What are the most common myths and stereotypes about what Indians eat?
The biggest myth, of course, is that India is a largely vegetarian country.
But that's not the case at all. Past "non-serious" estimates have suggested that more than a third of Indians ate vegetarian food.
If you go by three large-scale government surveys, 23-37 per cent of Indians are estimated to be vegetarian. By itself this is nothing remarkably revelatory.
But new research by US-based anthropologist Balmurli Natrajan and India-based economist Suraj Jacob, points to a heap of evidence that even these are inflated estimations because of "cultural and political pressures". So people under-report eating meat - particularly beef - and over-report eating vegetarian food.

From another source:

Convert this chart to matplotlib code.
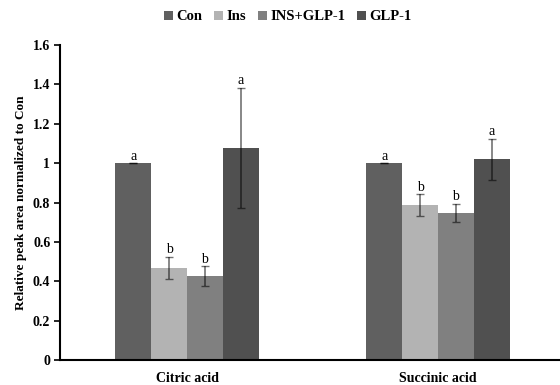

Taking all this into account, say the researchers, only about 20 per cent of Indians are actually vegetarian - much lower than common claims and stereotypes suggest.
Hindus, who make up 80 per cent of the Indian population, are major meat-eaters. Even only a third of the privileged, upper-caste Indians are vegetarian.
The government data shows that vegetarian households have higher income and consumption - are more affluent than meat-eating households. The lower castes, Dalits (formerly known as untouchables) and tribes-people are mainly meat eaters.
According to a survey by National Family Health, vegetarian cities in India counts as Indore – 49 per cent, Meerut – 36 per cent, Delhi – 30 per cent, Nagpur – 22 per cent, Mumbai – 18 per cent, Hyderabad – 11 per cent, Chennai – 6 per cent and Kolkata – 4 per cent.
On the other hand, Dr Natrajan and Dr Jacob find the extent of beef eating is much higher than claims and stereotypes suggest.
At least 7 per cent of Indians eat beef, according to government surveys.
But there is evidence to show that some of the official data is "considerably" under-reported because beef is "caught in cultural political and group identity struggles in India".
Narendra Modi's ruling Hindu nationalist BJP promotes vegetarianism and believes that the cow should be protected, because the country's majority Hindu population considers them holy. More than a dozen states have already banned the slaughter of cattle. And during Mr Modi's rule, vigilante cow protection groups, operating with impunity, have killed people transporting cattle.
The truth is millions of Indians, including Dalits, Muslims and Christians, consume beef. Some 70 communities in Kerala, for example, prefer beef to the more expensive goat meat.
Dr Natrajan and Dr Jacob conclude that in reality, closer to 15 per cent of Indians - or about 180 million people - eat beef. That's a whopping 96 per cent more than the official estimates, reports BBC.